Rebecca Luscombe, Marketing Manager

Christian Education National, or CEN, is a national organisation. They serve 65 schools across Australia, a handful of state offices, and the National Institute for Christian Education. We came in to do their marketing audit, and that audit ended up reframing how the whole organisation talks about what it does.

When we looked at their marketing, it was spread across the states and reactive rather than strategic, a collection of tasks rather than a system. Lists of services, event promotions, resource announcements. All of it was CEN telling people what CEN offers, and then hoping the right people would come and find them. So before any plan could exist, the organisation needed to get clear on who it was talking to, what it was saying, and why.

The big shift was to stop leading with services.

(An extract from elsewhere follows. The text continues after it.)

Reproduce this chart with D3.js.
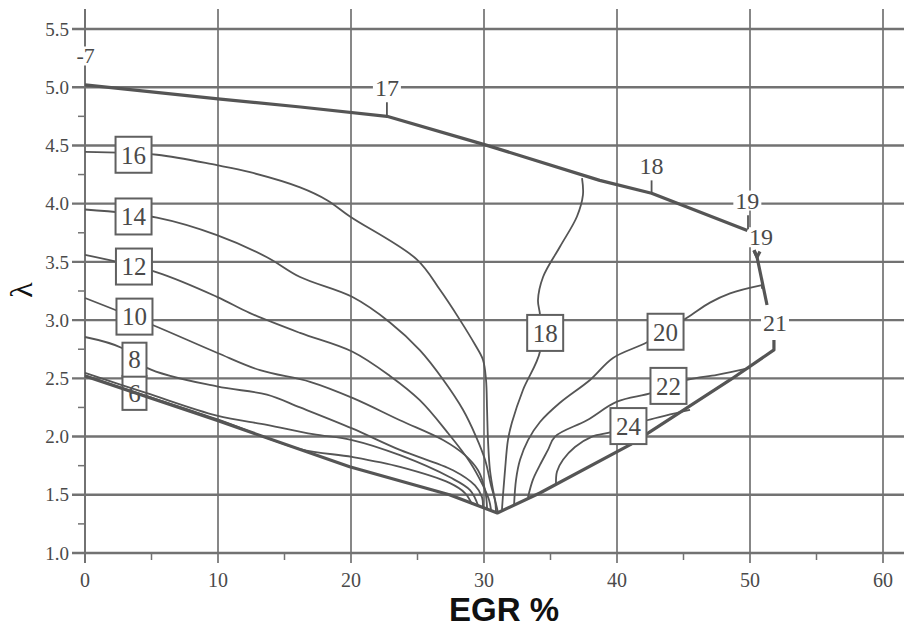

Instead of listing what CEN offers and waiting for the right people to come, we reframed everything around the situations where those people most need CEN. So rather than “here’s what we do,” it became “here’s the moment you’re in, and here’s how we help.” That move has a name in experience strategy, situational marketing, but the idea is simpler than the term: meet people in the moment they’re already in.

Part of that was getting clear on who CEN was actually for. They already had a term floating around internally, “CEN champions,” the school leaders they most want to reach, so rather than invent something new, we took the language they already used and made it central. Then we worked out the common situations those champions find themselves in, the moments where CEN is most useful, and built everything around those.

Through the discovery work, the situations got specific: stepping into a new leadership role, facing governance pressure, managing staff growth, looking for a development pathway. The team knew these moments well enough, but none of it showed up in how they communicated. So we ran four workshops, worked through CEN and NICE’s communications, and built an experience map that laid out the key moments leaders turn to CEN, and what they need at each one.

The audit also surfaced the opposite of a blank page: a long list of things CEN could do, and not much spare capacity to do them. So the work landed as a roadmap, not a wish list. We sequenced it by impact rather than size, starting with the moves, small or large, that would open up the work that came after, and matched it to the capacity they actually had rather than the capacity they wished they had.

That gave CEN its first organisation-wide way of understanding its audiences and the situations that shape what those audiences need. The team came out with a shared language and a clearer sense of how to talk to their schools in the moments that matter.

The lesson I’d pull out: if your marketing feels like it isn’t landing, look at the situations people actually come to you in. Answer the real moment someone’s in, and the rest of the strategy gets easier to build.

What it gave the school

01

CEN's first organisation-wide system for understanding its audiences and their situations.

02

An experience map of the key moments leaders turn to CEN.

03

A marketing roadmap sequenced by impact, not size, and matched to the capacity they actually had.